▼

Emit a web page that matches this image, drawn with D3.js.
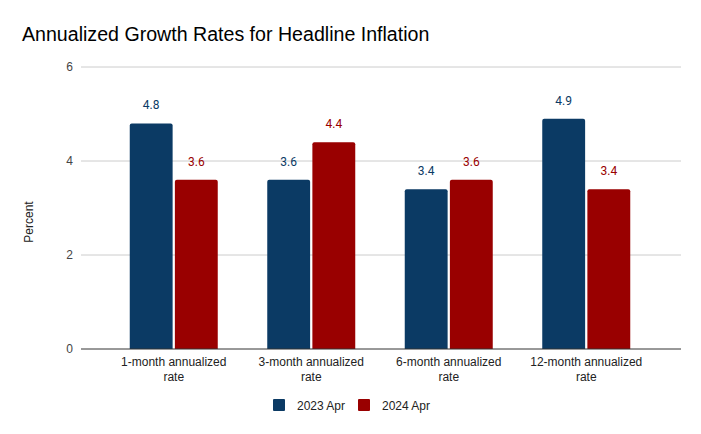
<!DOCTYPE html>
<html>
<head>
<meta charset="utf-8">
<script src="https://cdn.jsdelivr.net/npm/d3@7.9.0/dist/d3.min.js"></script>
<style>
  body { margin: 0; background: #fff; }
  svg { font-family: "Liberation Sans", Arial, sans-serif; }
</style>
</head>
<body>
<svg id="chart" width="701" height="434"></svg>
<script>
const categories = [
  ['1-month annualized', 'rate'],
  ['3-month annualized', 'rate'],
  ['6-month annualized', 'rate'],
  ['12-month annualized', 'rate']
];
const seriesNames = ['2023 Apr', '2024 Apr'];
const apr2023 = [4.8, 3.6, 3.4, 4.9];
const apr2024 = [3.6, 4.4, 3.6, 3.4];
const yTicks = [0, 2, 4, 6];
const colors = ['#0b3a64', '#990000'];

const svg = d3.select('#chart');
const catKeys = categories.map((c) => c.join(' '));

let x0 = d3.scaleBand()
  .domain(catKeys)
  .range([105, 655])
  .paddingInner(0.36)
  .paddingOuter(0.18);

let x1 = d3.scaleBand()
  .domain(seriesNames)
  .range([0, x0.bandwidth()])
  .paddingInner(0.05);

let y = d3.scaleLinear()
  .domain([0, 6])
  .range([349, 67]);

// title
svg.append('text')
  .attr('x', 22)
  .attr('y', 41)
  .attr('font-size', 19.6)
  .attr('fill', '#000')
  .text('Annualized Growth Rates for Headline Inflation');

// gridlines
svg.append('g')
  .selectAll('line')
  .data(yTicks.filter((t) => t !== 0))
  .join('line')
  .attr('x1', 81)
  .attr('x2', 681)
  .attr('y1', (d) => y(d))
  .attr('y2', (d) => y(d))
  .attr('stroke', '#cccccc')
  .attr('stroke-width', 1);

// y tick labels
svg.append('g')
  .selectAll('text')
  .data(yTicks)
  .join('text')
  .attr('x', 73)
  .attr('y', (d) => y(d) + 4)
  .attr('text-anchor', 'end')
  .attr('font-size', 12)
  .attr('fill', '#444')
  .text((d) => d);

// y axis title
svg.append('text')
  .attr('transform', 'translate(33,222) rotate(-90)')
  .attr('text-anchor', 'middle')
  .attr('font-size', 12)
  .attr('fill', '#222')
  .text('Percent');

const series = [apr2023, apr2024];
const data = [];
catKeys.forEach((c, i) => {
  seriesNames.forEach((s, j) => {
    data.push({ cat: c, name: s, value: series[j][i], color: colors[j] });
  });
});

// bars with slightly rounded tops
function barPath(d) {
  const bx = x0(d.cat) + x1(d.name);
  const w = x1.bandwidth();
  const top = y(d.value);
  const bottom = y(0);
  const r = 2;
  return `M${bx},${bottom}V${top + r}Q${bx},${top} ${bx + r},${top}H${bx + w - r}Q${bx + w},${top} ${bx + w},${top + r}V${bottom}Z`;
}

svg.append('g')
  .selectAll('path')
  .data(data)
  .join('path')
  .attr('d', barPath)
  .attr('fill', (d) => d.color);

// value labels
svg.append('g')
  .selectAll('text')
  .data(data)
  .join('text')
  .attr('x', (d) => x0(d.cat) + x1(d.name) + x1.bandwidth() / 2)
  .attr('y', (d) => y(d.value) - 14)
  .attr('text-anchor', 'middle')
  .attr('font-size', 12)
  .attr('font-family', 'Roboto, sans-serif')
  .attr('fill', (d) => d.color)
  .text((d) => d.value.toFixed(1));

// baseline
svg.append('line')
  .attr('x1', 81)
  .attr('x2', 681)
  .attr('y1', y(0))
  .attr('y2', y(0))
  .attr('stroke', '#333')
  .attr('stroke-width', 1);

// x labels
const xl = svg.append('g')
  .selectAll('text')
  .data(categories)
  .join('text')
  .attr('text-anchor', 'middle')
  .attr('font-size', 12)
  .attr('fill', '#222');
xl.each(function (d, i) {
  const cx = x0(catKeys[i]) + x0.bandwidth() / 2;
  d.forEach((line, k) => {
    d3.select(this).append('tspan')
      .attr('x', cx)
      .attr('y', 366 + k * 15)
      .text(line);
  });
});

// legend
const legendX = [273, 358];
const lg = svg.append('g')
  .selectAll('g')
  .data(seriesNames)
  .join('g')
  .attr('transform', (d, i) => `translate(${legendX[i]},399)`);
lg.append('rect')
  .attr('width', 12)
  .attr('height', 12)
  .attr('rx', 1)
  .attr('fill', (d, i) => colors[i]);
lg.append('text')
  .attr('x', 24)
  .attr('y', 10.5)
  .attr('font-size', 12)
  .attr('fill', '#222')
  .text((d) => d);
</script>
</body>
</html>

▲

Please set down each line of the data above exactly as written, without the pictures.

## Complete output
Emit a web page that matches this image, drawn with D3.js.
<!DOCTYPE html>
<html>
<head>
<meta charset="utf-8">
<script src="https://cdn.jsdelivr.net/npm/d3@7.9.0/dist/d3.min.js"></script>
<style>
  body { margin: 0; background: #fff; }
  svg { font-family: "Liberation Sans", Arial, sans-serif; }
</style>
</head>
<body>
<svg id="chart" width="701" height="434"></svg>
<script>
const categories = [
  ['1-month annualized', 'rate'],
  ['3-month annualized', 'rate'],
  ['6-month annualized', 'rate'],
  ['12-month annualized', 'rate']
];
const seriesNames = ['2023 Apr', '2024 Apr'];
const apr2023 = [4.8, 3.6, 3.4, 4.9];
const apr2024 = [3.6, 4.4, 3.6, 3.4];
const yTicks = [0, 2, 4, 6];
const colors = ['#0b3a64', '#990000'];

const svg = d3.select('#chart');
const catKeys = categories.map((c) => c.join(' '));

let x0 = d3.scaleBand()
  .domain(catKeys)
  .range([105, 655])
  .paddingInner(0.36)
  .paddingOuter(0.18);

let x1 = d3.scaleBand()
  .domain(seriesNames)
  .range([0, x0.bandwidth()])
  .paddingInner(0.05);

let y = d3.scaleLinear()
  .domain([0, 6])
  .range([349, 67]);

// title
svg.append('text')
  .attr('x', 22)
  .attr('y', 41)
  .attr('font-size', 19.6)
  .attr('fill', '#000')
  .text('Annualized Growth Rates for Headline Inflation');

// gridlines
svg.append('g')
  .selectAll('line')
  .data(yTicks.filter((t) => t !== 0))
  .join('line')
  .attr('x1', 81)
  .attr('x2', 681)
  .attr('y1', (d) => y(d))
  .attr('y2', (d) => y(d))
  .attr('stroke', '#cccccc')
  .attr('stroke-width', 1);

// y tick labels
svg.append('g')
  .selectAll('text')
  .data(yTicks)
  .join('text')
  .attr('x', 73)
  .attr('y', (d) => y(d) + 4)
  .attr('text-anchor', 'end')
  .attr('font-size', 12)
  .attr('fill', '#444')
  .text((d) => d);

// y axis title
svg.append('text')
  .attr('transform', 'translate(33,222) rotate(-90)')
  .attr('text-anchor', 'middle')
  .attr('font-size', 12)
  .attr('fill', '#222')
  .text('Percent');

const series = [apr2023, apr2024];
const data = [];
catKeys.forEach((c, i) => {
  seriesNames.forEach((s, j) => {
    data.push({ cat: c, name: s, value: series[j][i], color: colors[j] });
  });
});

// bars with slightly rounded tops
function barPath(d) {
  const bx = x0(d.cat) + x1(d.name);
  const w = x1.bandwidth();
  const top = y(d.value);
  const bottom = y(0);
  const r = 2;
  return `M${bx},${bottom}V${top + r}Q${bx},${top} ${bx + r},${top}H${bx + w - r}Q${bx + w},${top} ${bx + w},${top + r}V${bottom}Z`;
}

svg.append('g')
  .selectAll('path')
  .data(data)
  .join('path')
  .attr('d', barPath)
  .attr('fill', (d) => d.color);

// value labels
svg.append('g')
  .selectAll('text')
  .data(data)
  .join('text')
  .attr('x', (d) => x0(d.cat) + x1(d.name) + x1.bandwidth() / 2)
  .attr('y', (d) => y(d.value) - 14)
  .attr('text-anchor', 'middle')
  .attr('font-size', 12)
  .attr('font-family', 'Roboto, sans-serif')
  .attr('fill', (d) => d.color)
  .text((d) => d.value.toFixed(1));

// baseline
svg.append('line')
  .attr('x1', 81)
  .attr('x2', 681)
  .attr('y1', y(0))
  .attr('y2', y(0))
  .attr('stroke', '#333')
  .attr('stroke-width', 1);

// x labels
const xl = svg.append('g')
  .selectAll('text')
  .data(categories)
  .join('text')
  .attr('text-anchor', 'middle')
  .attr('font-size', 12)
  .attr('fill', '#222');
xl.each(function (d, i) {
  const cx = x0(catKeys[i]) + x0.bandwidth() / 2;
  d.forEach((line, k) => {
    d3.select(this).append('tspan')
      .attr('x', cx)
      .attr('y', 366 + k * 15)
      .text(line);
  });
});

// legend
const legendX = [273, 358];
const lg = svg.append('g')
  .selectAll('g')
  .data(seriesNames)
  .join('g')
  .attr('transform', (d, i) => `translate(${legendX[i]},399)`);
lg.append('rect')
  .attr('width', 12)
  .attr('height', 12)
  .attr('rx', 1)
  .attr('fill', (d, i) => colors[i]);
lg.append('text')
  .attr('x', 24)
  .attr('y', 10.5)
  .attr('font-size', 12)
  .attr('fill', '#222')
  .text((d) => d);
</script>
</body>
</html>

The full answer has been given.